In the DC Extended Universe, the character is portrayed by Willem Dafoe in Aquaman. Initially, the character was slated to make an appearance in Justice League, but all of Dafoe's scenes were ultimately cut from the film. Dafoe appeared as the character in Zack Snyder's Justice League.

==Publication history==
Nuidis Vulko was created by Bob Haney and Howard Purcell where he first appeared in The Brave and the Bold #73 (cover-dated Sept. 1967). His look was redesigned by Nick Cardy for Aquaman #35.

==Fictional character biography==
Nuidis Vulko is the chief scientific adviser of Atlantis and is probably its greatest political and academic figure. He has been involved in most of the political changes and revolution the city has gone through since he first appeared. Vulko has been called doctor, professor, commander, and he even became king of Atlantis in the Earth-2 continuity. He knew Aquaman's mother Atlanna and was an advisor to King Trevis.

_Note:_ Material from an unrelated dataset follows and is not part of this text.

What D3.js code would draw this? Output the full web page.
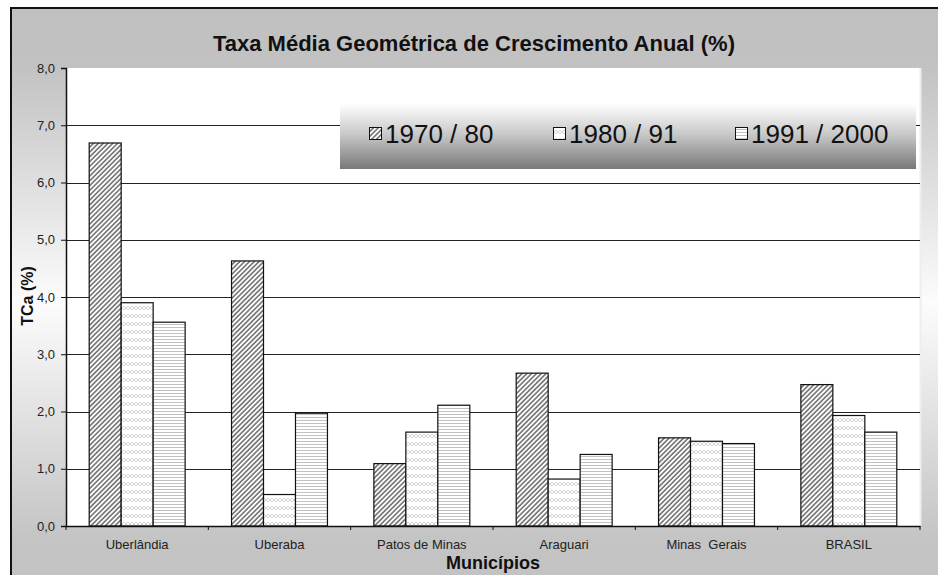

He was present at Aquaman's birth, and argued against leaving Aquaman to die, claiming the curse of Kordax was a silly superstition.

During the Infinite Crisis event, Vulko is killed when the Spectre destroys Atlantis. The Spectre, not in his right mind, believed that magic was the source of all evil and had been attacking Atlantean sorcerers. Vulko's ghost becomes a mentor to the second Aquaman, Arthur Joseph Curry.

===The New 52===
Nuidis Vulko is resurrected following The New 52 continuity reboot, where he is depicted as a former adviser of Atlantis who fled to the surface world to escape from Ocean Master. While living in Norway, Vulko is confronted by Arthur Curry, who is searching for Atlantis. Vulko tells Aquaman that he is the rightful heir of Atlantis's throne and must overthrow Ocean Master, his brother.

During the "Throne of Atlantis" event, creatures known as the Trench attack Ocean Master and the Atlantean soldiers. Vulko assaults Stephen Shin, revealing that Vulko (who hired Black Manta to steal an Atlantean scepter) is responsible for the Atlantean war. Vulko is imprisoned for his actions and intended to be executed, but the prison warden prevents the Atlantean guards from attacking Vulko because he has not yet gone to court.

===Rebirth===
During Dan Abnett's run on Aquaman, Vulko is mysteriously released from jail during Corum Rath's uprising. He observes the Crown of Thorns capsuling the city of Atlantis and the fall of Aquaman. Teaming up with rebels, Vulko succeeds in alerting Mera when he learns that Arthur is alive. He reluctantly teams up with Arthur, despite Arthur no longer trusting him.

== Powers and abilities ==
As a Atlantean, Vulko possesses natural superhuman abilities that grant him enhanced strength, durability, sight, swimming, and speed, enabling him to thrive in the depths of the ocean and live underwater indefinitely. Vulko is a skilled political manipulator and possesses extensive knowledge of Atlantean history and mythology.

== In other media ==

===Television===
- Nuidis Vulko appears in the "Aquaman" segments of The Superman/Aquaman Hour of Adventure.
- Nuidis Vulko appears in Young Justice, voiced by Jeff Bennett.
- Nuidis Vulko appears in Aquaman: King of Atlantis, voiced by Thomas Lennon.

===Film===
- Nuidis Vulko appears in Justice League: The Flashpoint Paradox, voiced by Peter Jessop.
- Nuidis Vulko appears in the films set in the DC Extended Universe, portrayed by Willem Dafoe. This version is a general advisor to Arthur Curry who trained him in martial arts and taught him about his Atlantean heritage.
  - Vulko was intended to appear in Justice League (2017) before his scenes were cut. The scenes were restored in the director's cut, Zack Snyder's Justice League (2021).
  - Vulko appears in Aquaman (2018).
  - Vulko was intended to appear in Aquaman and the Lost Kingdom (2023), but was dropped due to Dafoe being unavailable. As such, the character was killed offscreen by ocean pollution.

===Video games===
- Nuidis Vulko appears as a character summon in Scribblenauts Unmasked: A DC Comics Adventure.
- Nuidis Vulko appears as a playable character in Lego DC Super-Villains.